_What is needed:_ Write out again, word for word, the lines below from the line that holds "Give me the matplotlib source for this chart." through the line that holds "status cannot \nbe", omitting pictures.

_Materials provided:_
* START *

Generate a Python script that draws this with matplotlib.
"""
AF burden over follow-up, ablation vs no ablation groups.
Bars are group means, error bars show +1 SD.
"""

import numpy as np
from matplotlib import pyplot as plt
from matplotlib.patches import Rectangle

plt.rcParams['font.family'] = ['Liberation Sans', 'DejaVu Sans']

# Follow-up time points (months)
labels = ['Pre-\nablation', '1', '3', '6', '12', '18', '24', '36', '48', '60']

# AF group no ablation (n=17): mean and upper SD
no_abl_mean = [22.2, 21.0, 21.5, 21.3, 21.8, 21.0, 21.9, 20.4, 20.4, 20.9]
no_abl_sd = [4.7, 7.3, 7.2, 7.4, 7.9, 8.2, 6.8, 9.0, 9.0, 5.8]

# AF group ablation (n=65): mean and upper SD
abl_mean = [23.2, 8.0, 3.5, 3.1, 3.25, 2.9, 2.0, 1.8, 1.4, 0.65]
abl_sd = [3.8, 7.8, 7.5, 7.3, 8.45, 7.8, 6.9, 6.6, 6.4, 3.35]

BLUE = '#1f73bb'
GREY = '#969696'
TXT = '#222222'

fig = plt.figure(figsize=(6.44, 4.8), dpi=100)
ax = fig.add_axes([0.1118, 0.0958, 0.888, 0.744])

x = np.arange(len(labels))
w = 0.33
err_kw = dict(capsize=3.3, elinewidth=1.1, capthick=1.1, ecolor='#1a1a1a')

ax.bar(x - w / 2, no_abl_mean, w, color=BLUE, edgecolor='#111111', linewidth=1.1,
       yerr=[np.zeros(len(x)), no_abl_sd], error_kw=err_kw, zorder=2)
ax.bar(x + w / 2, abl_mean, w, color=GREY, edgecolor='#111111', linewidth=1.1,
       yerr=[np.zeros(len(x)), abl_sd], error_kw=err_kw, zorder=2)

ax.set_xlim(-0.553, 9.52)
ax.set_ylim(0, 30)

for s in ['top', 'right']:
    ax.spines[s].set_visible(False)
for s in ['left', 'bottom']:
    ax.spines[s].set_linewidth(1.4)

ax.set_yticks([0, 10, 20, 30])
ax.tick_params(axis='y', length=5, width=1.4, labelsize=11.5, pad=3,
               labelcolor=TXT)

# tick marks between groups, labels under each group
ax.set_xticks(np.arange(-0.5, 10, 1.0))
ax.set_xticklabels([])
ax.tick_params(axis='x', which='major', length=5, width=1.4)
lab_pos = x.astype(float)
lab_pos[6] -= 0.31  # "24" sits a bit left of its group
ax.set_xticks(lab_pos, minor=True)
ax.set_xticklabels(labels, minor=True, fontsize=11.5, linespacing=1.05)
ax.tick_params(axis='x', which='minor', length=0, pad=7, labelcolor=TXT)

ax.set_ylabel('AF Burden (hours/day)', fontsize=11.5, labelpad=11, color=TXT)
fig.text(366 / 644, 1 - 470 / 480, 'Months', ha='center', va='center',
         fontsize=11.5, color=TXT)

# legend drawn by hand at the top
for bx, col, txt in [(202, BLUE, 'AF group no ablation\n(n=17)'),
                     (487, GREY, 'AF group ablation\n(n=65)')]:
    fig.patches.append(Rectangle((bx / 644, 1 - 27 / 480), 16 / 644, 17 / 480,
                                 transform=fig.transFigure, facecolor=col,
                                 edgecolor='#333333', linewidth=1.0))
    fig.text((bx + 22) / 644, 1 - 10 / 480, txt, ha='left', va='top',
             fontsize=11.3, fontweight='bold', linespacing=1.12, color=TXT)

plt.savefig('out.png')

* END *
* START *

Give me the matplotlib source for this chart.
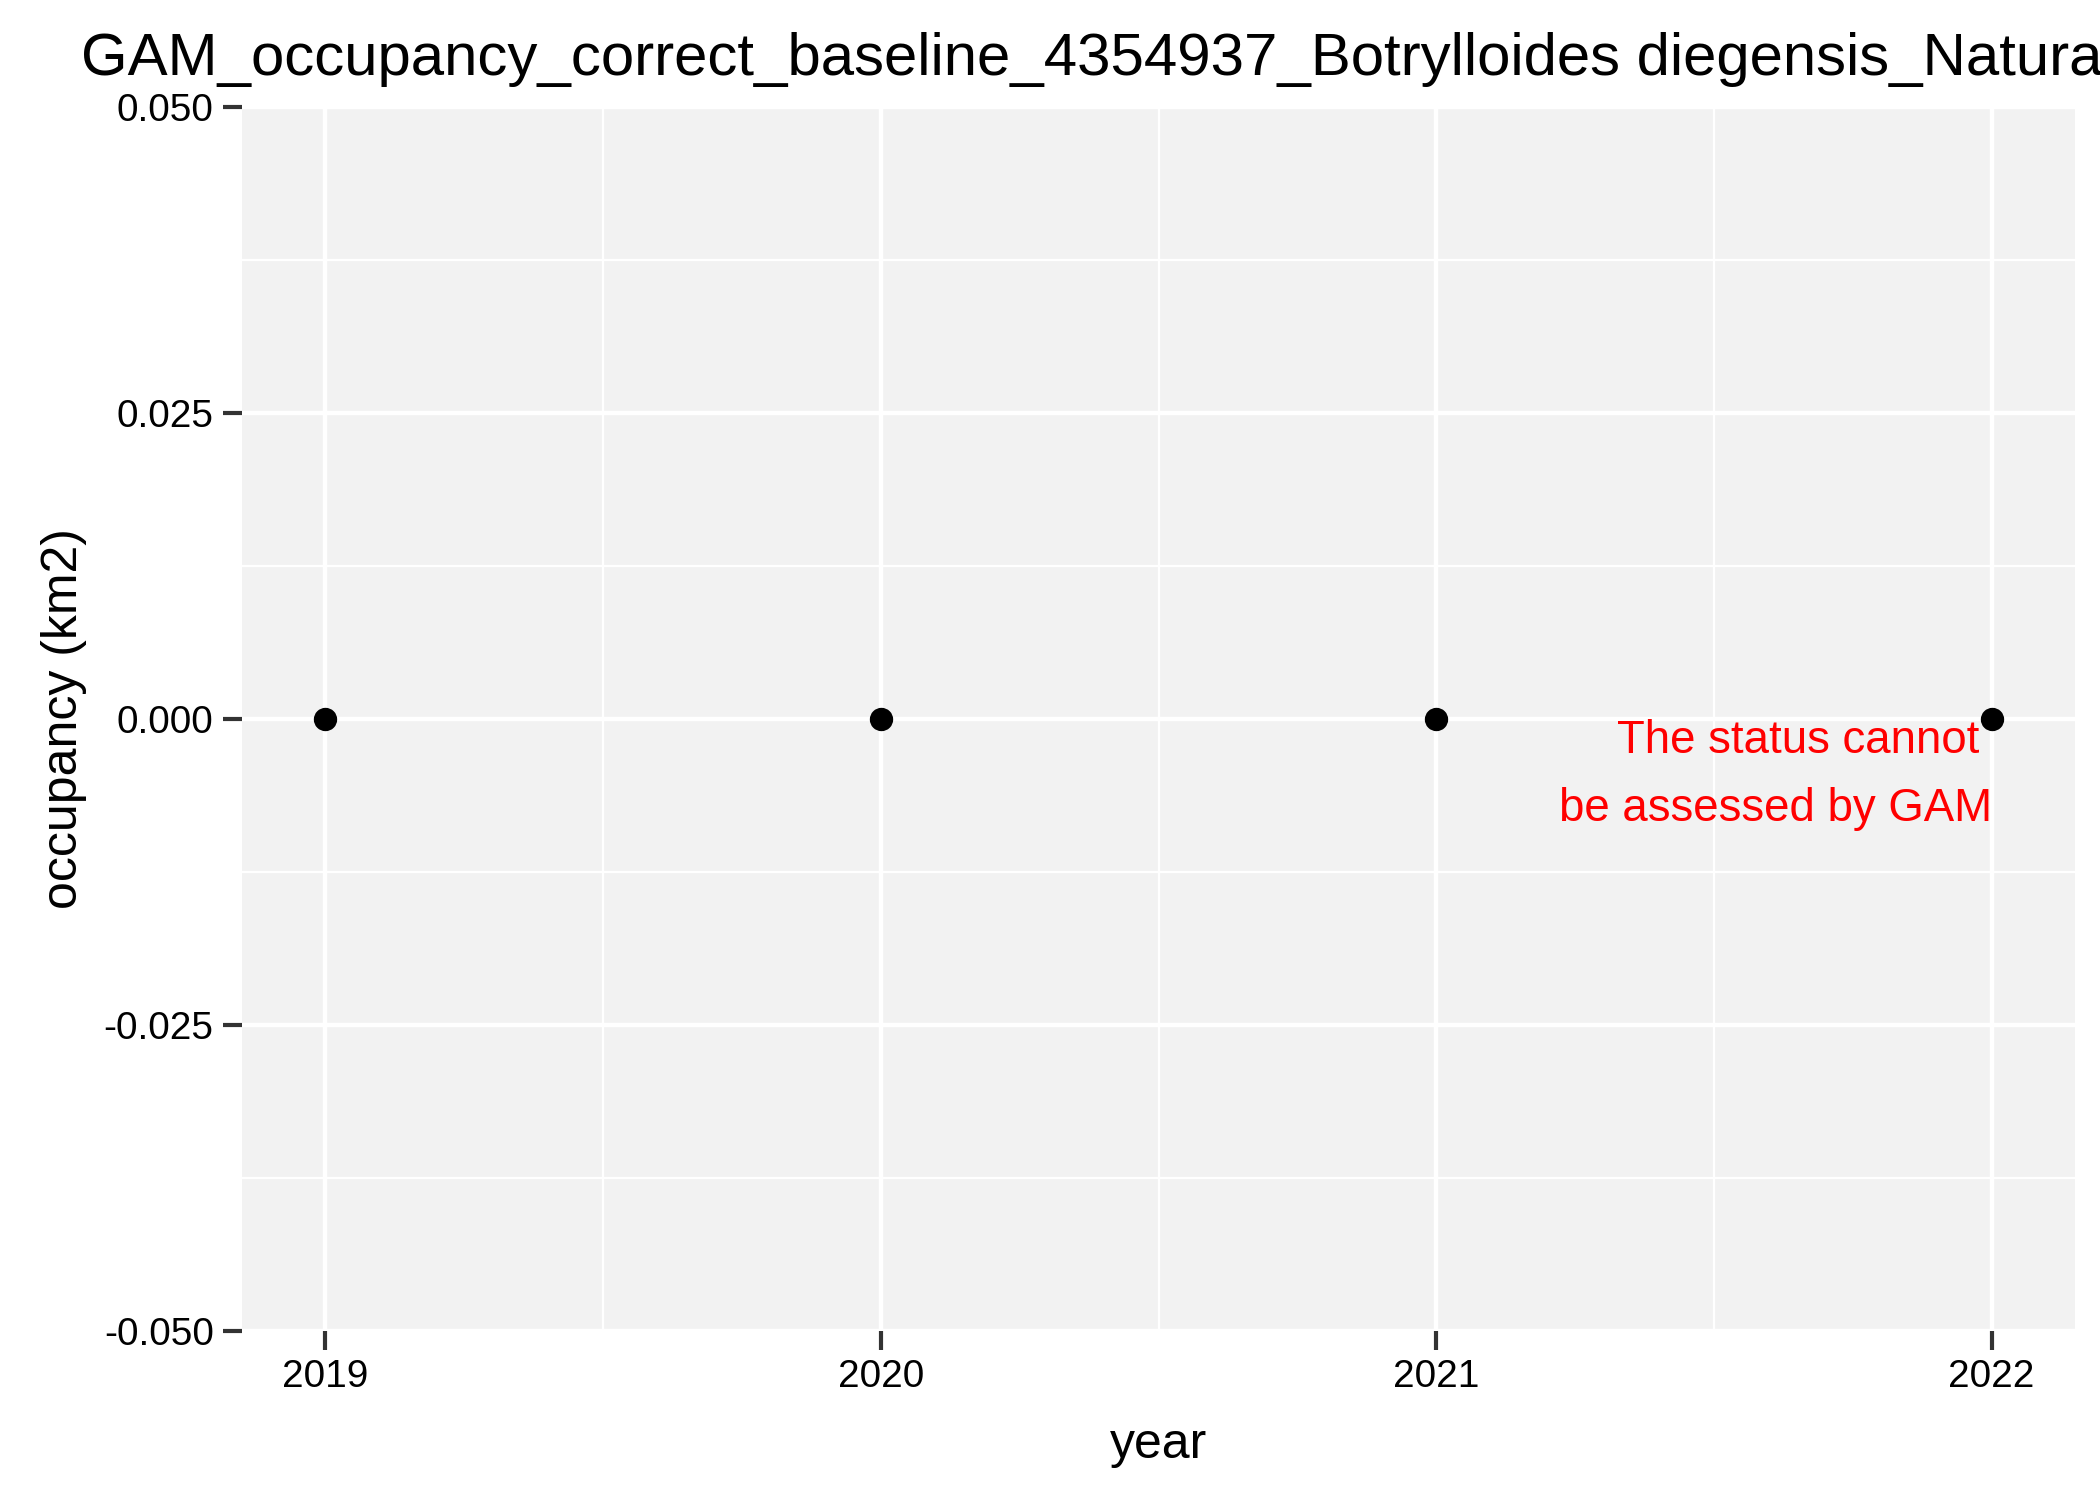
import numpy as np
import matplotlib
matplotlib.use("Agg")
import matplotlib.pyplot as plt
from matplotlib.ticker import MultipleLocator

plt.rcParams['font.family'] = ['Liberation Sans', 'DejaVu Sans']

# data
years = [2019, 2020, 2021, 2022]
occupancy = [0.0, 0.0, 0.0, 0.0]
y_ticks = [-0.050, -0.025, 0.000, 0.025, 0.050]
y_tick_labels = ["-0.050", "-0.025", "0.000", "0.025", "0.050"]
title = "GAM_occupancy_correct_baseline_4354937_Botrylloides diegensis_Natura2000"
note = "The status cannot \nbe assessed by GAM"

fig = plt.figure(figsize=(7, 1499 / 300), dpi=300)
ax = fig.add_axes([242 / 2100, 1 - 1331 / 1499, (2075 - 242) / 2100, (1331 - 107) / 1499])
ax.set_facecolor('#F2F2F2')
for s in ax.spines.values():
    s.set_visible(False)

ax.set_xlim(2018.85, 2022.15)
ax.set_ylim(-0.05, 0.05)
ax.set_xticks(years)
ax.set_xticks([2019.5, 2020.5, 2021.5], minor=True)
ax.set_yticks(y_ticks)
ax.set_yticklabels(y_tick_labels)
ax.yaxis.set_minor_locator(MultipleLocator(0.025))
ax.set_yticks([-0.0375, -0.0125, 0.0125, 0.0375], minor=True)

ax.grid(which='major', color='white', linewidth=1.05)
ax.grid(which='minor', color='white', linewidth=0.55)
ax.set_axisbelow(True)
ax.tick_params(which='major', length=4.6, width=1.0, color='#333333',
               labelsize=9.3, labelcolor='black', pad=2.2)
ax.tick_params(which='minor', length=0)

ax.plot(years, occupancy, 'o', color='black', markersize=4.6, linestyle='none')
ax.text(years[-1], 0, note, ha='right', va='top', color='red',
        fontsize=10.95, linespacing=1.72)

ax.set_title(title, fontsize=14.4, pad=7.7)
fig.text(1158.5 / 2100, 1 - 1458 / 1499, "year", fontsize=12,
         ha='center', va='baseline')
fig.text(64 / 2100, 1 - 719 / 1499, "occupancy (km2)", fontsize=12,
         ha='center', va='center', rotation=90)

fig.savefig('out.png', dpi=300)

* END *
* START *

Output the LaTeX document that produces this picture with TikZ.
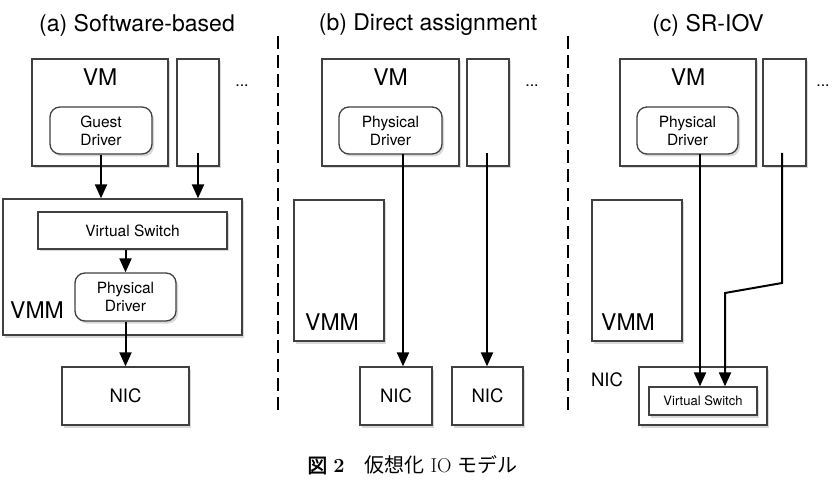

* END *

_Solved exercise:_
Give me the matplotlib source for this chart.
import numpy as np
import matplotlib
matplotlib.use("Agg")
import matplotlib.pyplot as plt
from matplotlib.ticker import MultipleLocator

plt.rcParams['font.family'] = ['Liberation Sans', 'DejaVu Sans']

# data
years = [2019, 2020, 2021, 2022]
occupancy = [0.0, 0.0, 0.0, 0.0]
y_ticks = [-0.050, -0.025, 0.000, 0.025, 0.050]
y_tick_labels = ["-0.050", "-0.025", "0.000", "0.025", "0.050"]
title = "GAM_occupancy_correct_baseline_4354937_Botrylloides diegensis_Natura2000"
note = "The status cannot \nbe assessed by GAM"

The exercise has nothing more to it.